フェンス登ってコーチから叱咤「やっちゃいけん」 スーパープレー狙うも…まさかの“失態”
2015年の2軍戦では“失敗”…手前に落ちた打球
ホームランキャッチから5年後、2015年8月のソフトバンク2軍戦(由宇)で失敗した。ソフトバンク・松中信彦内野手の一撃を、右翼の天谷氏はフェンスに登って捕ろうとしたが、打球がそこまで届かなかった。登ってから気付いたが間に合わなかった。「松中さんは三塁でアウトにしましたけど、当時、2軍の外野守備コーチだった森笠(繁)さんに『あれはやっちゃ、いけん』と厳しく言われました。そりゃあそうです。若い子が見ている中でしたしね」。 天谷氏は「今だから笑って振り返れるところですけどね」と話すが、それを踏まえても、あのホームランキャッチの完成度はわかるところだろう。開幕から打撃不振にあえいだ2010年は、それで自身にも勢いがついたのもしれない。8月27日の巨人戦(マツダ)では野間口貴彦投手からシーズン6号となる逆転サヨナラ3ランをかっ飛ばした。「たぶん、僕にとっては唯一じゃないですかね。

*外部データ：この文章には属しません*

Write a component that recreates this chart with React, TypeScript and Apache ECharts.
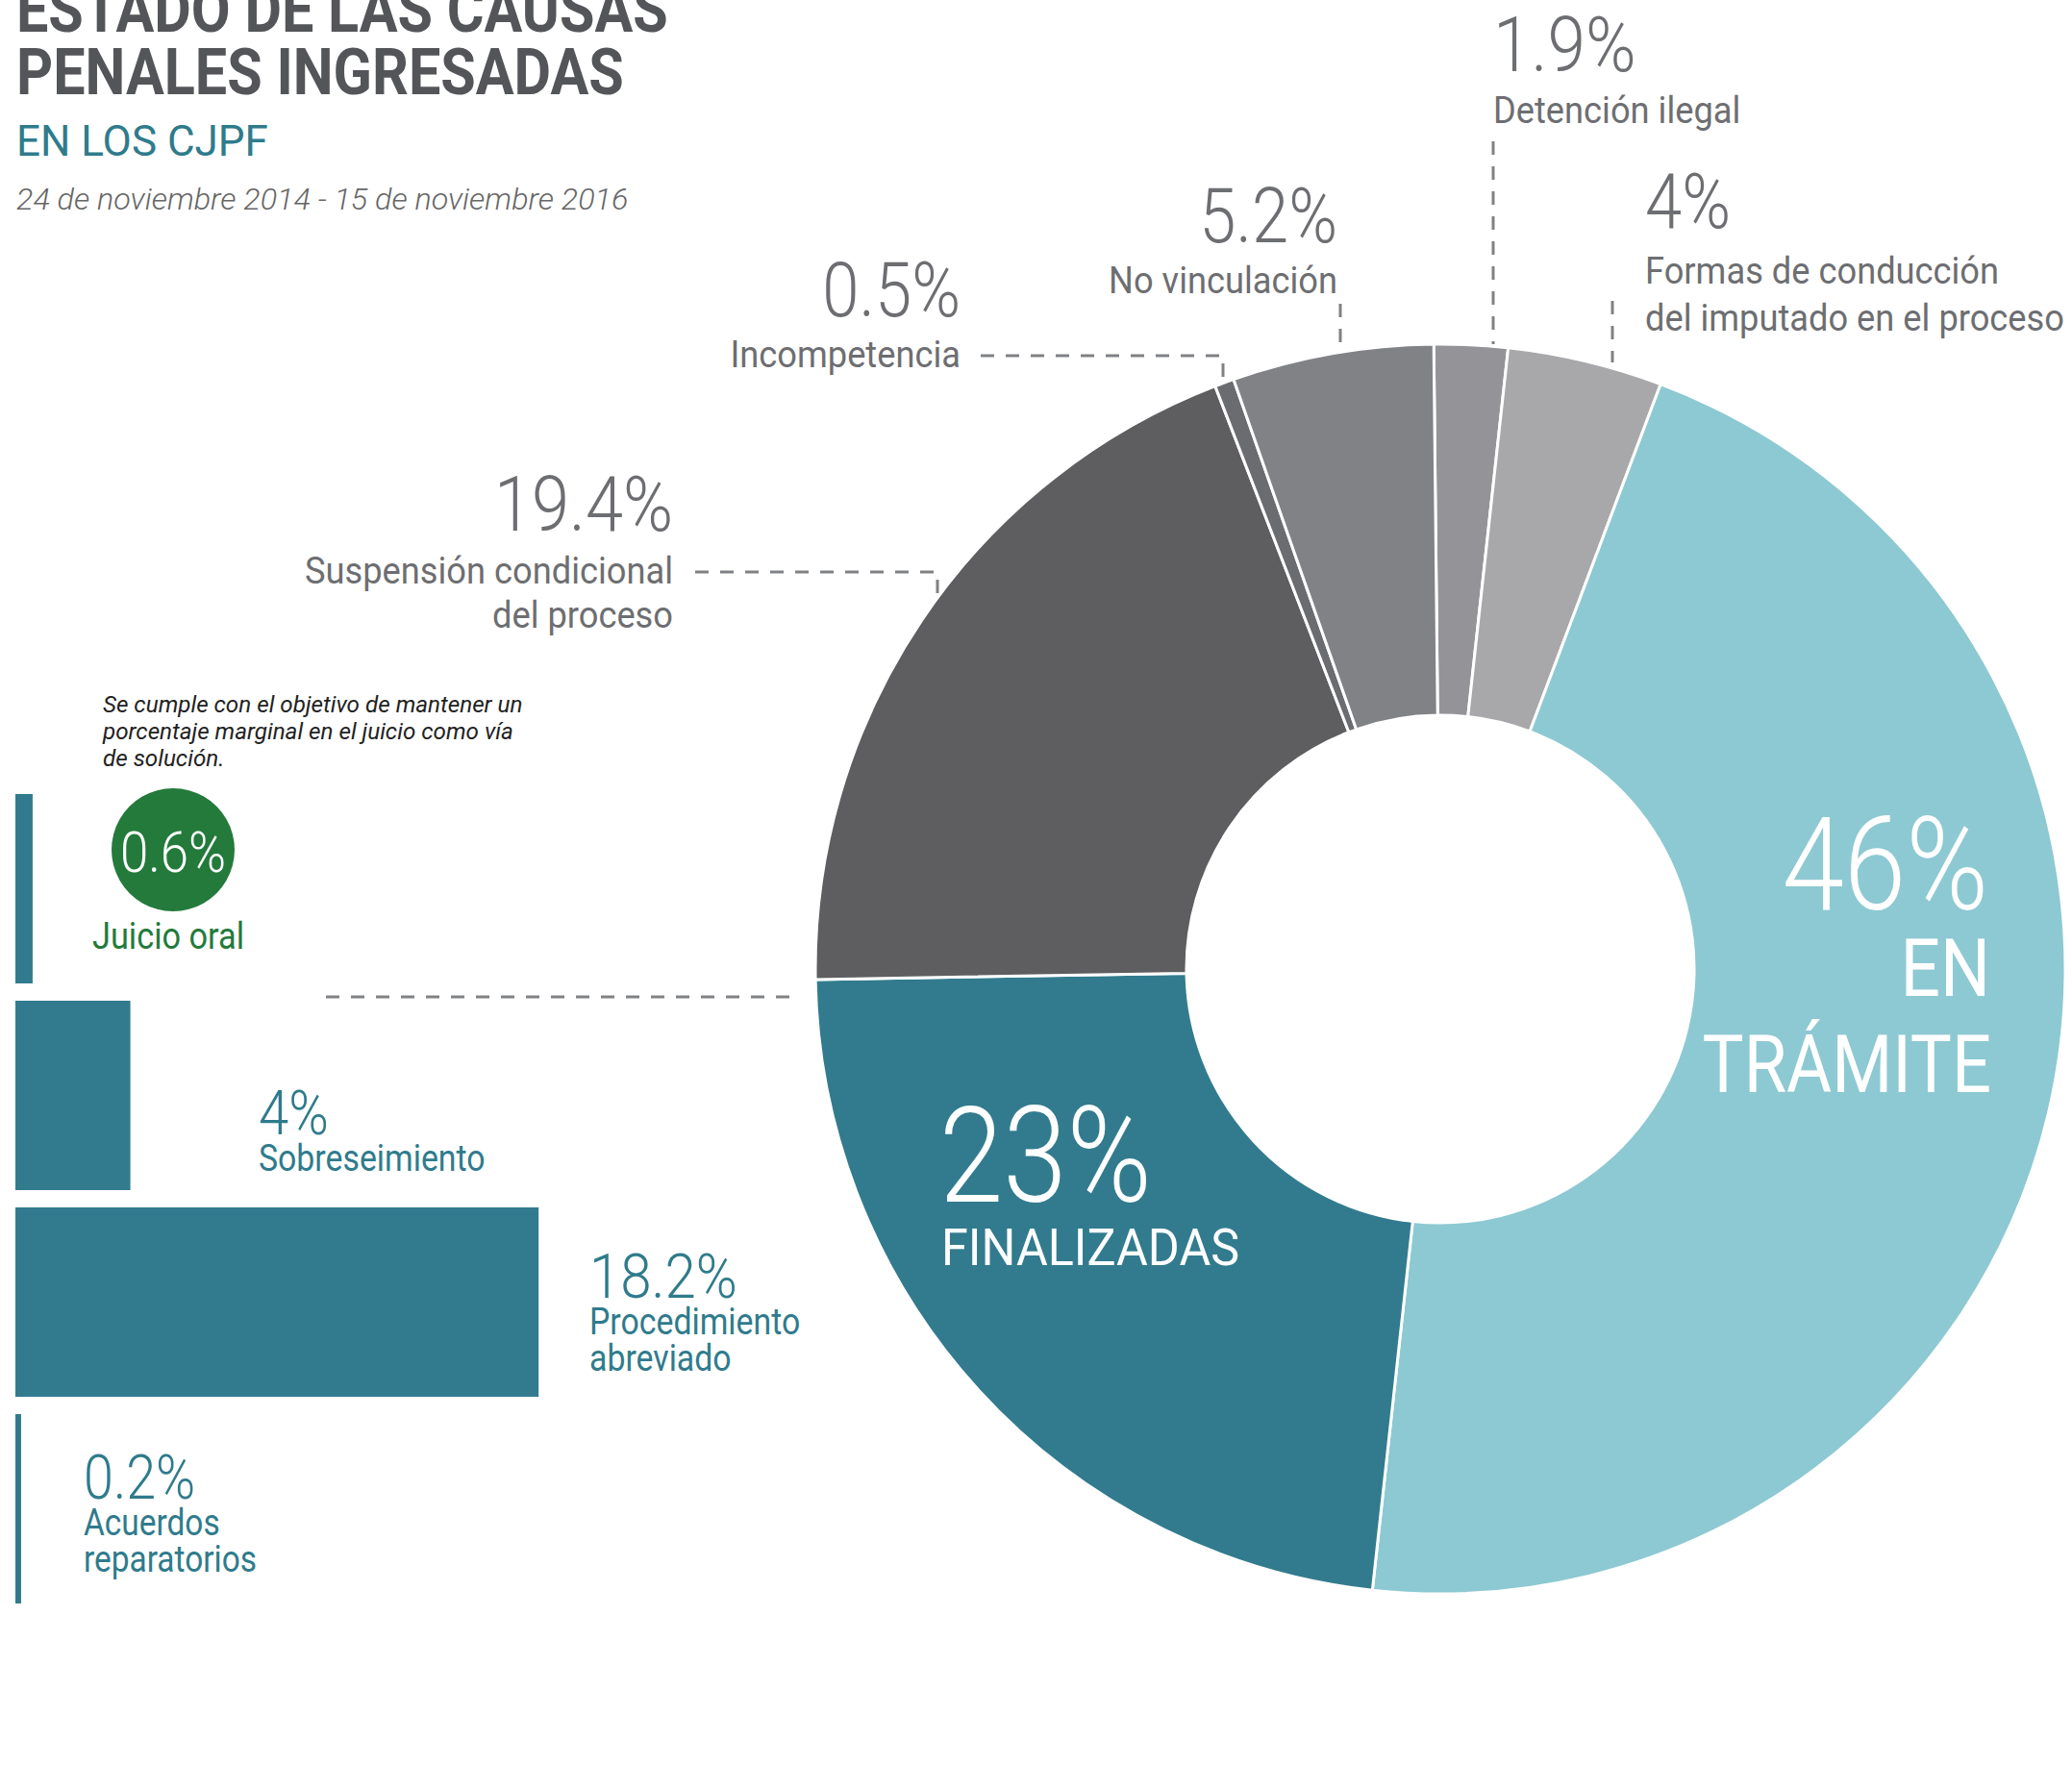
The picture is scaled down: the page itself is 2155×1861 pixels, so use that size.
import React, { useEffect, useRef } from "react";
import * as echarts from "echarts";

const W = 2155;
const H = 1861;

// ---- data ----
const pieCategories = [
  "Detención ilegal",
  "Formas de conducción del imputado en el proceso",
  "En trámite",
  "Finalizadas",
  "Suspensión condicional del proceso",
  "Incompetencia",
  "No vinculación",
];
const pieValues = [1.9, 4, 46, 23, 19.4, 0.5, 5.2];
const pieColors = ["#949498", "#a8a8ab", "#8dc9d2", "#327b8e", "#5e5e60", "#6b6c70", "#818285"];

const barCategories = ["Juicio oral", "Sobreseimiento", "Procedimiento abreviado", "Acuerdos reparatorios"];
const barValues = [0.6, 4, 18.2, 0.2];

const titleLines = ["ESTADO DE LAS CAUSAS", "PENALES INGRESADAS"];
const subtitle = "EN LOS CJPF";
const period = "24 de noviembre 2014 - 15 de noviembre 2016";
const noteLines = [
  "Se cumple con el objetivo de mantener un",
  "porcentaje marginal en el juicio como vía",
  "de solución.",
];

const FONT = "Roboto, 'Noto Sans', sans-serif";
const SX = 0.86;
const SXD = 0.93; // description labels
const GREY = "#6d6e71";
const TEAL = "#2f7b8c";
const GREEN = "#237a3b";
const DASH = "#808184";

const pct = (v: number) => `${v}%`;

function txt(text: string, x: number, base: number, size: number, fill: string, o: any = {}) {
  const sx = o.sx ?? SX;
  return {
    type: "text",
    x,
    y: base - 0.355 * size,
    scaleX: sx,
    silent: true,
    z: 100,
    style: {
      text,
      fill,
      fontFamily: FONT,
      fontSize: size,
      fontWeight: o.w ?? "normal",
      fontStyle: o.italic ? "italic" : "normal",
      align: o.align ?? "left",
      verticalAlign: "middle",
    },
  };
}

function dashed(points: number[][]) {
  return {
    type: "polyline",
    silent: true,
    z: 50,
    shape: { points },
    style: { stroke: DASH, lineWidth: 3, lineDash: [14, 12], fill: null },
  };
}

export default function App() {
  const ref = useRef<HTMLDivElement>(null);
  useEffect(() => {
    if (!ref.current) return;
    const chart = echarts.init(ref.current, undefined, { renderer: "svg", width: W, height: H });

    const idx = (name: string) => pieCategories.indexOf(name);
    const pv = (name: string) => pct(pieValues[idx(name)]);
    const bv = (name: string) => pct(barValues[barCategories.indexOf(name)]);

    const graphics: any[] = [
      // titles
      txt(titleLines[0], 17, 33, 67, "#545558", { w: "bold", sx: 0.885 }),
      txt(titleLines[1], 17, 98, 67, "#545558", { w: "bold", sx: 0.885 }),
      txt(subtitle, 17, 163, 44, TEAL, { sx: 1 }),
      txt(period, 17, 218, 32, "#666666", { sx: 1.01, italic: true, w: 300 }),

      // note
      ...noteLines.map((l, i) => txt(l, 107, 742 + i * 28, 24, "#222222", { italic: true, sx: 1.01 })),

      // pie labels (grey)
      txt(pv("Suspensión condicional del proceso"), 700, 553, 80, GREY, { align: "right", w: 300, sx: 0.88 }),
      txt("Suspensión condicional", 700, 607, 39, GREY, { align: "right", sx: SXD }),
      txt("del proceso", 700, 653, 39, GREY, { align: "right", sx: SXD }),
      dashed([[723, 595], [975, 595], [975, 622]]),

      txt(pv("Incompetencia"), 999, 330, 80, GREY, { align: "right", w: 300 }),
      txt("Incompetencia", 999, 382, 39, GREY, { align: "right", sx: SXD }),
      dashed([[1020, 370], [1272, 370], [1272, 398]]),

      txt(pv("No vinculación"), 1391, 253, 80, GREY, { align: "right", w: 300 }),
      txt("No vinculación", 1391, 305, 39, GREY, { align: "right", sx: SXD }),
      dashed([[1394, 316], [1394, 358]]),

      txt(pv("Detención ilegal"), 1553, 75, 80, GREY, { w: 300, sx: 0.89 }),
      txt("Detención ilegal", 1553, 128, 39, GREY, { sx: SXD }),
      dashed([[1553, 147], [1553, 358]]),

      txt(pv("Formas de conducción del imputado en el proceso"), 1711, 238, 80, GREY, { w: 300 }),
      txt("Formas de conducción", 1711, 295, 39, GREY, { sx: SXD }),
      txt("del imputado en el proceso", 1711, 344, 39, GREY, { sx: SXD }),
      dashed([[1677, 313], [1677, 377]]),

      // big labels inside donut
      txt(pv("En trámite"), 2068, 948, 135, "#ffffff", { align: "right", w: 300 }),
      txt("EN", 2070, 1037, 83, "#ffffff", { align: "right", sx: 0.88 }),
      txt("TRÁMITE", 2071, 1137, 83, "#ffffff", { align: "right", sx: 0.87 }),
      txt(pv("Finalizadas"), 977, 1252, 139, "#ffffff", { w: 300 }),
      txt("FINALIZADAS", 979, 1317, 53, "#ffffff", { sx: 0.95 }),

      // connector bars -> donut
      dashed([[339, 1037], [826, 1037]]),

      // bar labels
      {
        type: "circle",
        silent: true,
        z: 90,
        shape: { cx: 180, cy: 884, r: 64 },
        style: { fill: GREEN },
      },
      txt(bv("Juicio oral"), 180, 908, 60, "#ffffff", { align: "center", w: 300, sx: 0.88 }),
      txt("Juicio oral", 96, 988, 39, GREEN, { sx: 0.88 }),

      txt(bv("Sobreseimiento"), 269, 1181, 64, TEAL, { w: 300, sx: 0.88 }),
      txt("Sobreseimiento", 269, 1219, 38, TEAL, { sx: 0.89 }),

      txt(bv("Procedimiento abreviado"), 613, 1351, 64, TEAL, { w: 300, sx: 0.91 }),
      txt("Procedimiento", 613, 1389, 38, TEAL, { sx: 0.89 }),
      txt("abreviado", 613, 1427, 38, TEAL, { sx: 0.89 }),

      txt(bv("Acuerdos reparatorios"), 87, 1560, 64, TEAL, { w: 300, sx: 0.87 }),
      txt("Acuerdos", 87, 1598, 38, TEAL, { sx: 0.88 }),
      txt("reparatorios", 87, 1636, 38, TEAL, { sx: 0.88 }),
    ];

    chart.setOption({
      animation: false,
      backgroundColor: "#ffffff",
      grid: { left: 16, top: 817, width: 598, height: 860, containLabel: false },
      xAxis: { type: "value", min: 0, max: 20, show: false },
      yAxis: { type: "category", data: barCategories, inverse: true, show: false },
      series: [
        {
          type: "bar",
          data: barValues,
          barWidth: 197,
          silent: true,
          itemStyle: { color: "#327b8e" },
          label: { show: false },
        },
        {
          type: "pie",
          center: [1498, 1008],
          radius: [264, 650],
          startAngle: 90.6,
          clockwise: true,
          silent: true,
          avoidLabelOverlap: false,
          label: { show: false },
          labelLine: { show: false },
          emphasis: { disabled: true },
          itemStyle: { borderColor: "#ffffff", borderWidth: 3 },
          data: pieValues.map((v, i) => ({
            name: pieCategories[i],
            value: v,
            itemStyle: { color: pieColors[i] },
          })),
        },
      ],
      graphic: { elements: graphics },
    });

    return () => chart.dispose();
  }, []);

  return (
    <div
      ref={ref}
      style={{ position: "absolute", left: 0, top: 0, width: W, height: H, background: "#fff" }}
    />
  );
}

打った瞬間に行ったぁと思ったのは」というほどの会心の当たりだった。 2010年の天谷氏は123試合に出場して335打数82安打の打率.245、6本塁打、35打点、18盗塁だった。7月終了時点で打率.190。そこから盛り返したものの、納得できる成績ではなかった。「(監督の)野村(謙二郎)さんの期待に応えられず、ホントに申し訳ないと思いました」。しかしながら、ホームランキャッチは天谷氏の代名詞みたいなものだし、誇れるものと言っていいはずだ。 その後、マツダスタジアムに赤松&天谷の等身大のスーパープレー人形が飾られたことでも話題になった。「あの時の人形は今、(広島県の)備後庄原駅のホームに展示してあります! そういうふうにやっていただいて、ありがたいです。是非見に行ってほしいです」と笑みを浮かべた。